Thursday, January 13, 2011

MMR Vaccine and Autism

The story of the MMR vaccine and its purported relation to autism just got even more outrageous.

As you probably saw, the study on which the purported connection between the MMR vaccine and autism was found to be, not just wrong, but fraudulent. Now it comes out that the doctor involved (Andrew Wakefield) almost immediately (and secretly) tried to cash in on the "finding," even while the first child was still in the hospital.

This will surely be one of the most infamous cases of fraud in scientific history, perhaps worse of all because of all the needless worry and concern it caused parents.

Two lessons:

1) Science is self-correcting -- perhaps slowly, but it eventually and always corrects errors, usually with dispassionate, devastating force.
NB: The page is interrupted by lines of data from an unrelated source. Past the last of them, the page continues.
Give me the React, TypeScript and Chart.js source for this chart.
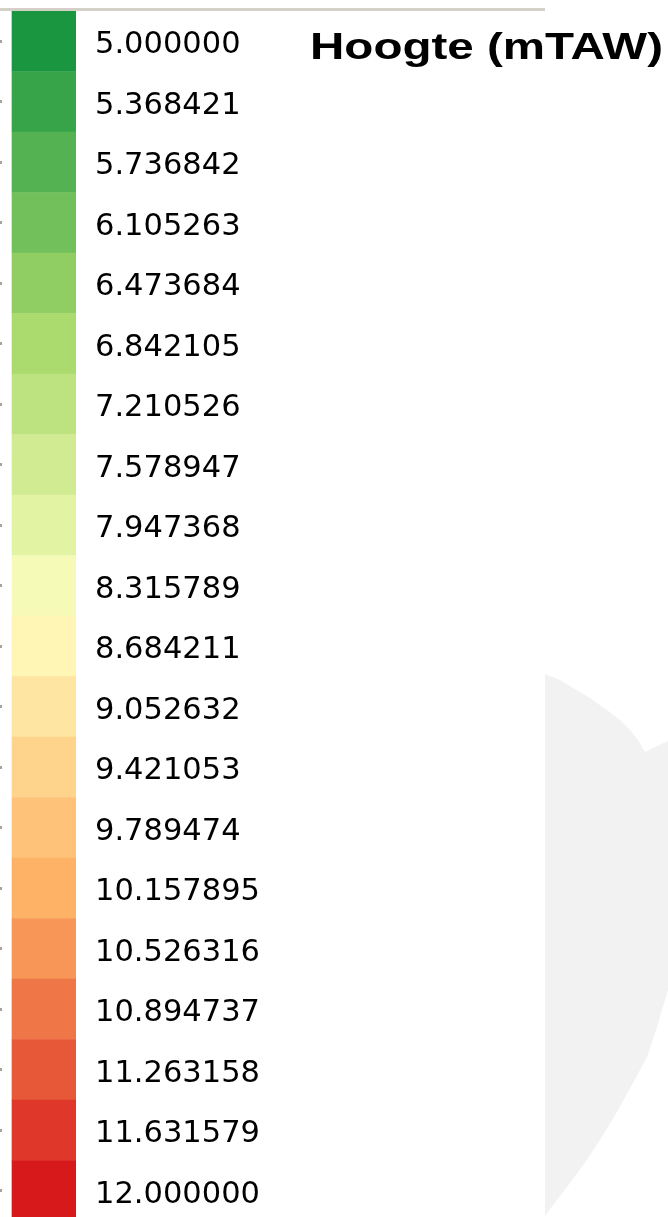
import React, { useEffect, useRef } from "react";
import { Chart, registerables } from "chart.js";

Chart.register(...registerables);

// Legend classes (class thresholds, top to bottom)
const thresholdLabels = [
  "5.000000", "5.368421", "5.736842", "6.105263", "6.473684",
  "6.842105", "7.210526", "7.578947", "7.947368", "8.315789",
  "8.684211", "9.052632", "9.421053", "9.789474", "10.157895",
  "10.526316", "10.894737", "11.263158", "11.631579", "12.000000",
];

// Each swatch spans the full legend key width
const swatchExtent = [1, 1, 1, 1, 1, 1, 1, 1, 1, 1, 1, 1, 1, 1, 1, 1, 1, 1, 1, 1];

const swatchColors = [
  "#1a9641", "#37a44a", "#55b252", "#72c05b", "#90ce63",
  "#abdb6e", "#bde380", "#d0eb92", "#e3f3a4", "#f5fbb6",
  "#fff6b5", "#fee5a1", "#fed48d", "#fec379", "#fdb266",
  "#f79656", "#ef7747", "#e75839", "#df382a", "#d7191c",
];

const legendTitle = "Hoogte (mTAW)";

const W = 668;
const H = 1222;

const decorPlugin = {
  id: "decor",
  beforeDraw(chart: any) {
    const ctx = chart.ctx;
    ctx.save();
    // faint background map shape on the right
    ctx.fillStyle = "#f2f2f2";
    ctx.beginPath();
    const pts = [
      [545, 674], [560, 680], [573, 688], [590, 698], [607, 710], [620, 720],
      [630, 730], [638, 740], [645, 752], [655, 747], [668, 741],
      [668, 990], [662, 1010], [657, 1027], [647, 1057], [633, 1083],
      [617, 1112], [600, 1140], [584, 1164], [567, 1187], [547, 1213], [545, 1216],
      [545, 1222],
    ];
    ctx.moveTo(pts[0][0], pts[0][1]);
    for (let i = 1; i < pts.length; i++) ctx.lineTo(pts[i][0], pts[i][1]);
    ctx.closePath();
    ctx.fill();
    // top rule
    ctx.fillStyle = "#d4d0c8";
    ctx.fillRect(0, 8, 545, 3);
    ctx.restore();
  },
  afterDraw(chart: any) {
    const ctx = chart.ctx;
    ctx.save();
    ctx.fillStyle = "#000000";
    ctx.font = 'bold 36px "Liberation Sans", Arial, sans-serif';
    ctx.textAlign = "left";
    ctx.textBaseline = "alphabetic";
    const natural = ctx.measureText(legendTitle).width;
    const target = 353;
    ctx.translate(310, 59);
    ctx.scale(target / natural, 1);
    ctx.fillText(legendTitle, 0, 0);
    ctx.restore();
  },
};

export default function App() {
  const canvasRef = useRef<HTMLCanvasElement | null>(null);

  useEffect(() => {
    const canvas = canvasRef.current;
    if (!canvas) return;
    const chart = new Chart(canvas, {
      type: "bar",
      data: {
        labels: thresholdLabels,
        datasets: [
          {
            data: swatchExtent,
            backgroundColor: swatchColors,
            borderWidth: 0,
            barPercentage: 1,
            categoryPercentage: 1,
            yAxisID: "y",
            xAxisID: "x",
          },
        ],
      },
      options: {
        indexAxis: "y",
        responsive: false,
        animation: false,
        events: [],
        layout: { padding: { top: 11, bottom: 1, left: 0, right: 0 } },
        plugins: {
          legend: { display: false },
          tooltip: { enabled: false },
          title: { display: false },
        },
        scales: {
          x: { type: "linear", display: false, min: -0.15625, max: 1 },
          y: {
            type: "category",
            position: "left",
            offset: true,
            ticks: { display: false },
            grid: {
              offset: false,
              drawOnChartArea: false,
              drawTicks: true,
              tickLength: 2,
              tickWidth: 3,
              lineWidth: 3,
              tickColor: "#a8a498",
              color: "#a8a498",
            },
            border: { display: false },
            afterFit: (scale: any) => {
              scale.paddingTop = 0;
              scale.paddingBottom = 0;
            },
          },
          y2: {
            type: "category",
            position: "right",
            offset: true,
            grid: { display: false, drawTicks: false, drawOnChartArea: false },
            border: { display: false },
            ticks: {
              autoSkip: false,
              padding: 19,
              crossAlign: "near",
              color: "#000000",
              labelOffset: 4,
              font: { family: '"DejaVu Sans", Verdana, sans-serif', size: 30.5 },
            },
            afterFit: (scale: any) => {
              scale.width = W - 76;
              scale.paddingTop = 0;
              scale.paddingBottom = 0;
            },
          },
        },
      } as any,
      plugins: [decorPlugin],
    });
    return () => chart.destroy();
  }, []);

  return (
    <div
      style={{
        position: "absolute",
        left: 0,
        top: 0,
        width: W,
        height: 1217,
        overflow: "hidden",
        background: "#ffffff",
      }}
    >
      <canvas ref={canvasRef} width={W} height={H} style={{ display: "block" }} />
    </div>
  );
}
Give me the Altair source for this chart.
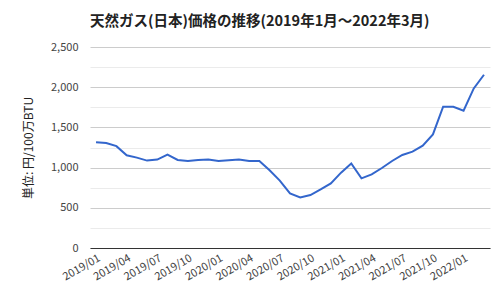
import altair as alt
import pandas as pd

months = [f"{y}/{m:02d}" for y in (2019, 2020, 2021, 2022) for m in range(1, 13)][:39]
prices = [1316, 1305, 1267, 1153, 1124, 1087, 1100, 1162, 1095, 1083,
          1095, 1100, 1083, 1092, 1100, 1083, 1083, 967, 838, 678,
          628, 659, 729, 803, 937, 1052, 866, 916, 995, 1082,
          1157, 1198, 1272, 1413, 1757, 1757, 1708, 1985, 2155]
tick_labels = months[::3]
y_ticks = list(range(0, 2501, 250))

df = pd.DataFrame({"month": months, "price": prices})
FONT = "Noto Sans CJK JP"

chart = alt.Chart(df).mark_line(color="#3366cc", strokeWidth=2).encode(
    x=alt.X("month:O", sort=None, title=None,
            scale=alt.Scale(type="point", padding=0.59),
            axis=alt.Axis(values=tick_labels, labelAngle=-30, labelFontSize=11,
                          labelColor="#444", labelPadding=4, ticks=False,
                          domainColor="#333", domainWidth=1.2, grid=False,
                          labelFont=FONT, labelOverlap=False)),
    y=alt.Y("price:Q", title="単位: 円/100万BTU",
            scale=alt.Scale(domain=[0, 2500], nice=False),
            axis=alt.Axis(values=y_ticks, domain=False, ticks=False,
                          labelExpr="datum.value % 500 == 0 ? format(datum.value, ',') : ''",
                          gridColor=alt.condition("datum.value % 500 == 0", alt.value("#cccccc"), alt.value("#ebebeb")),
                          labelFontSize=11, labelColor="#444", labelPadding=12,
                          titleFontSize=12, titleColor="#222", titleFontWeight="normal",
                          titlePadding=15, labelFont=FONT, titleFont=FONT)),
).properties(
    width=400, height=201,
    title=alt.TitleParams("天然ガス(日本)価格の推移(2019年1月～2022年3月)", anchor="start",
                          frame="group", fontSize=14.5, fontWeight="bold", color="#222",
                          font=FONT, offset=12),
    autosize=alt.AutoSizeParams(type="none"),
    padding={"left": 90, "top": 47, "right": 10, "bottom": 52},
).configure_view(stroke=None)

chart.save("out.html", embed_options={"renderer": "svg", "actions": False})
2) Like the case with crop circles, some people will never be convinced even when the errors and fraud are directly revealed. Jenny McCarthy writes:
For some reason, parents aren't being told that this "new" information about Dr. Wakefield isn't a medical report, but merely the allegations of a single British journalist named Brian Deer.
That's untrue. The paper was retracted. Andrew Wakefield was found guilty by the UK General Medical Council of dishonesty and flouting ethics protocols. Such retractions and findings happen after a lot of investigation and are far more than the findings of a single journalist.

And the incidence of measles is way up in the UK and elsewhere.